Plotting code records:
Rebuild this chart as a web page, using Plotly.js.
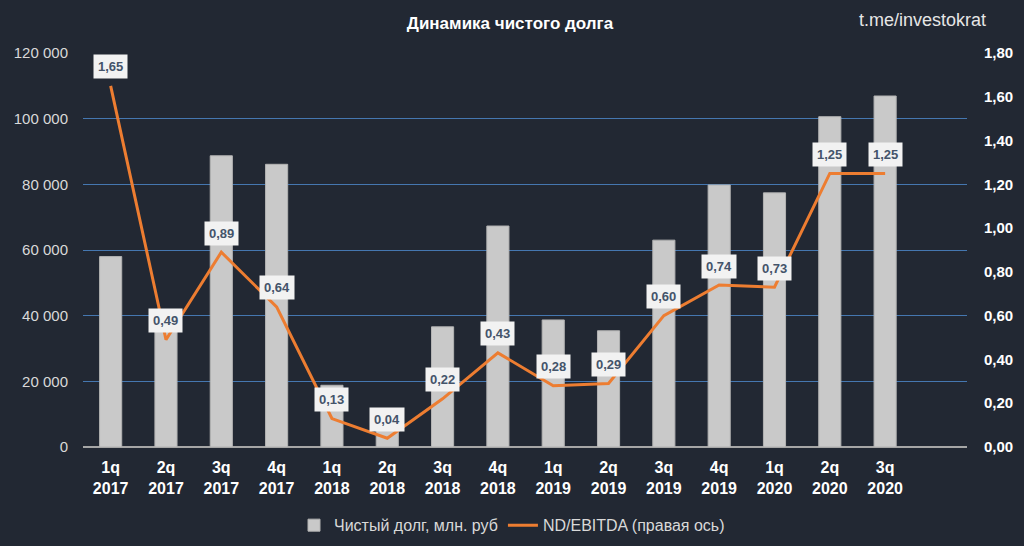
<!DOCTYPE html>
<html>
<head>
<meta charset="utf-8">
<script src="https://cdn.plot.ly/plotly-3.0.1.min.js"></script>
<style>
html,body{margin:0;padding:0;background:#222833;}
#chart{width:1024px;height:546px;}
</style>
</head>
<body>
<div id="chart"></div>
<script>
// Data
const quarters = ['1q','2q','3q','4q','1q','2q','3q','4q','1q','2q','3q','4q','1q','2q','3q'];
const years = ['2017','2017','2017','2017','2018','2018','2018','2018','2019','2019','2019','2019','2020','2020','2020'];
const netDebt = [58000, 36000, 88700, 86100, 18800, 8500, 36600, 67300, 38700, 35400, 63000, 79800, 77400, 100600, 106900];
const ndEbitda = [1.65, 0.49, 0.89, 0.64, 0.13, 0.04, 0.22, 0.43, 0.28, 0.29, 0.60, 0.74, 0.73, 1.25, 1.25];
const leftTicks = [0, 20000, 40000, 60000, 80000, 100000, 120000];
const rightTicks = [0, 0.2, 0.4, 0.6, 0.8, 1.0, 1.2, 1.4, 1.6, 1.8];

const cats = quarters.map((q, i) => q + '<br>' + years[i]);
const fmtComma = v => v.toFixed(2).replace('.', ',');

const FONT = 'Liberation Sans, Arial, sans-serif';

const traces = [
  {
    type: 'bar',
    name: 'Чистый долг, млн. руб',
    x: cats,
    y: netDebt,
    width: 0.4,
    marker: {color: '#c9c9c9', line: {color: '#b3b3b3', width: 1}},
    hoverinfo: 'skip'
  },
  {
    type: 'scatter',
    mode: 'lines',
    name: 'ND/EBITDA (правая ось)',
    x: cats,
    y: ndEbitda,
    yaxis: 'y2',
    line: {color: '#ed7d31', width: 3},
    hoverinfo: 'skip'
  }
];

const annotations = ndEbitda.map((v, i) => ({
  x: cats[i], y: v, xref: 'x', yref: 'y2',
  text: '<b>' + fmtComma(v) + '</b>',
  showarrow: false,
  yshift: 19,
  bgcolor: '#f2f2f2',
  borderpad: 4,
  font: {family: FONT, size: 13, color: '#44546a'}
}));

annotations.push({
  xref: 'paper', yref: 'paper', x: 0.950, y: 1.083, xanchor: 'center', yanchor: 'middle',
  text: 't.me/investokrat', showarrow: false,
  font: {family: FONT, size: 18, color: '#e6e6e6'}
});

const layout = {
  width: 1024, height: 546,
  paper_bgcolor: '#222833',
  plot_bgcolor: '#222833',
  separators: ', ',
  margin: {l: 83, r: 57, t: 53, b: 99},
  title: {
    text: 'Динамика чистого долга',
    x: 0.498, xanchor: 'center', y: 0.958, yanchor: 'middle',
    font: {family: FONT, size: 17, color: '#ffffff', weight: 'bold'}
  },
  font: {family: FONT, color: '#d9d9d9'},
  showlegend: true,
  legend: {
    orientation: 'h', xref: 'container', yref: 'container',
    x: 0.5, xanchor: 'center', y: 0.038, yanchor: 'middle',
    font: {family: FONT, size: 16, color: '#d9d9d9'},
    bgcolor: 'rgba(0,0,0,0)',
    traceorder: 'normal'
  },
  xaxis: {
    type: 'category',
    range: [-0.5, 15.48],
    automargin: false,
    showgrid: false,
    zeroline: false,
    showline: false,
    ticks: '',
    ticklabelstandoff: 9,
    tickfont: {family: FONT, size: 16, color: '#ffffff', weight: 'bold'}
  },
  yaxis: {
    range: [0, 120000],
    automargin: false,
    tickvals: leftTicks,
    ticktext: leftTicks.map(v => v === 0 ? '0' : (v/1000) + ' 000'),
    showgrid: true,
    gridcolor: '#4577b0',
    gridwidth: 1,
    zeroline: true,
    zerolinecolor: '#a6a6a6',
    zerolinewidth: 2,
    ticks: '',
    ticklabelstandoff: 14,
    tickfont: {family: FONT, size: 15, color: '#d9d9d9'}
  },
  yaxis2: {
    overlaying: 'y',
    side: 'right',
    range: [0, 1.8],
    automargin: false,
    tickvals: rightTicks,
    ticktext: rightTicks.map(fmtComma),
    showgrid: false,
    zeroline: false,
    ticks: '',
    ticklabelstandoff: 16,
    tickfont: {family: FONT, size: 15, color: '#ffffff', weight: 'bold'}
  },
  annotations: annotations
};

Plotly.newPlot('chart', traces, layout, {displayModeBar: false, staticPlot: true});
</script>
</body>
</html>
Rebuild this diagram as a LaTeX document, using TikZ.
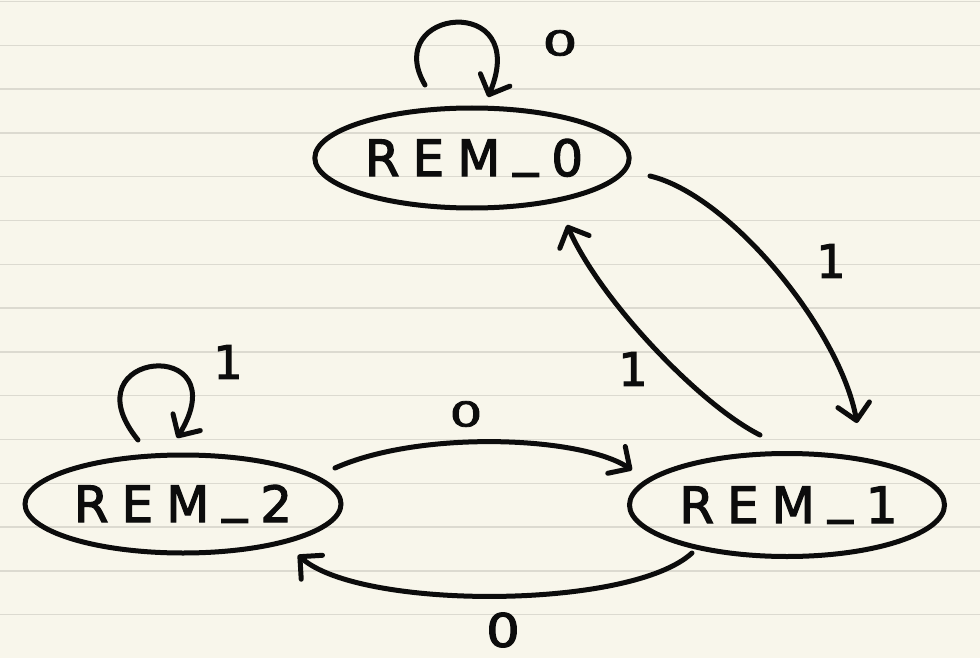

(STATED EXERCISE): Your task is to reproduce all of the material exactly. The pictures stay out.

(CORRECT RESULT):
Rebuild this chart as a web page, using Plotly.js.
<!DOCTYPE html>
<html>
<head>
<meta charset="utf-8">
<script src="https://cdn.plot.ly/plotly-3.0.1.min.js"></script>
<style>
html,body{margin:0;padding:0;background:#222833;}
#chart{width:1024px;height:546px;}
</style>
</head>
<body>
<div id="chart"></div>
<script>
// Data
const quarters = ['1q','2q','3q','4q','1q','2q','3q','4q','1q','2q','3q','4q','1q','2q','3q'];
const years = ['2017','2017','2017','2017','2018','2018','2018','2018','2019','2019','2019','2019','2020','2020','2020'];
const netDebt = [58000, 36000, 88700, 86100, 18800, 8500, 36600, 67300, 38700, 35400, 63000, 79800, 77400, 100600, 106900];
const ndEbitda = [1.65, 0.49, 0.89, 0.64, 0.13, 0.04, 0.22, 0.43, 0.28, 0.29, 0.60, 0.74, 0.73, 1.25, 1.25];
const leftTicks = [0, 20000, 40000, 60000, 80000, 100000, 120000];
const rightTicks = [0, 0.2, 0.4, 0.6, 0.8, 1.0, 1.2, 1.4, 1.6, 1.8];

const cats = quarters.map((q, i) => q + '<br>' + years[i]);
const fmtComma = v => v.toFixed(2).replace('.', ',');

const FONT = 'Liberation Sans, Arial, sans-serif';

const traces = [
  {
    type: 'bar',
    name: 'Чистый долг, млн. руб',
    x: cats,
    y: netDebt,
    width: 0.4,
    marker: {color: '#c9c9c9', line: {color: '#b3b3b3', width: 1}},
    hoverinfo: 'skip'
  },
  {
    type: 'scatter',
    mode: 'lines',
    name: 'ND/EBITDA (правая ось)',
    x: cats,
    y: ndEbitda,
    yaxis: 'y2',
    line: {color: '#ed7d31', width: 3},
    hoverinfo: 'skip'
  }
];

const annotations = ndEbitda.map((v, i) => ({
  x: cats[i], y: v, xref: 'x', yref: 'y2',
  text: '<b>' + fmtComma(v) + '</b>',
  showarrow: false,
  yshift: 19,
  bgcolor: '#f2f2f2',
  borderpad: 4,
  font: {family: FONT, size: 13, color: '#44546a'}
}));

annotations.push({
  xref: 'paper', yref: 'paper', x: 0.950, y: 1.083, xanchor: 'center', yanchor: 'middle',
  text: 't.me/investokrat', showarrow: false,
  font: {family: FONT, size: 18, color: '#e6e6e6'}
});

const layout = {
  width: 1024, height: 546,
  paper_bgcolor: '#222833',
  plot_bgcolor: '#222833',
  separators: ', ',
  margin: {l: 83, r: 57, t: 53, b: 99},
  title: {
    text: 'Динамика чистого долга',
    x: 0.498, xanchor: 'center', y: 0.958, yanchor: 'middle',
    font: {family: FONT, size: 17, color: '#ffffff', weight: 'bold'}
  },
  font: {family: FONT, color: '#d9d9d9'},
  showlegend: true,
  legend: {
    orientation: 'h', xref: 'container', yref: 'container',
    x: 0.5, xanchor: 'center', y: 0.038, yanchor: 'middle',
    font: {family: FONT, size: 16, color: '#d9d9d9'},
    bgcolor: 'rgba(0,0,0,0)',
    traceorder: 'normal'
  },
  xaxis: {
    type: 'category',
    range: [-0.5, 15.48],
    automargin: false,
    showgrid: false,
    zeroline: false,
    showline: false,
    ticks: '',
    ticklabelstandoff: 9,
    tickfont: {family: FONT, size: 16, color: '#ffffff', weight: 'bold'}
  },
  yaxis: {
    range: [0, 120000],
    automargin: false,
    tickvals: leftTicks,
    ticktext: leftTicks.map(v => v === 0 ? '0' : (v/1000) + ' 000'),
    showgrid: true,
    gridcolor: '#4577b0',
    gridwidth: 1,
    zeroline: true,
    zerolinecolor: '#a6a6a6',
    zerolinewidth: 2,
    ticks: '',
    ticklabelstandoff: 14,
    tickfont: {family: FONT, size: 15, color: '#d9d9d9'}
  },
  yaxis2: {
    overlaying: 'y',
    side: 'right',
    range: [0, 1.8],
    automargin: false,
    tickvals: rightTicks,
    ticktext: rightTicks.map(fmtComma),
    showgrid: false,
    zeroline: false,
    ticks: '',
    ticklabelstandoff: 16,
    tickfont: {family: FONT, size: 15, color: '#ffffff', weight: 'bold'}
  },
  annotations: annotations
};

Plotly.newPlot('chart', traces, layout, {displayModeBar: false, staticPlot: true});
</script>
</body>
</html>
Rebuild this diagram as a LaTeX document, using TikZ.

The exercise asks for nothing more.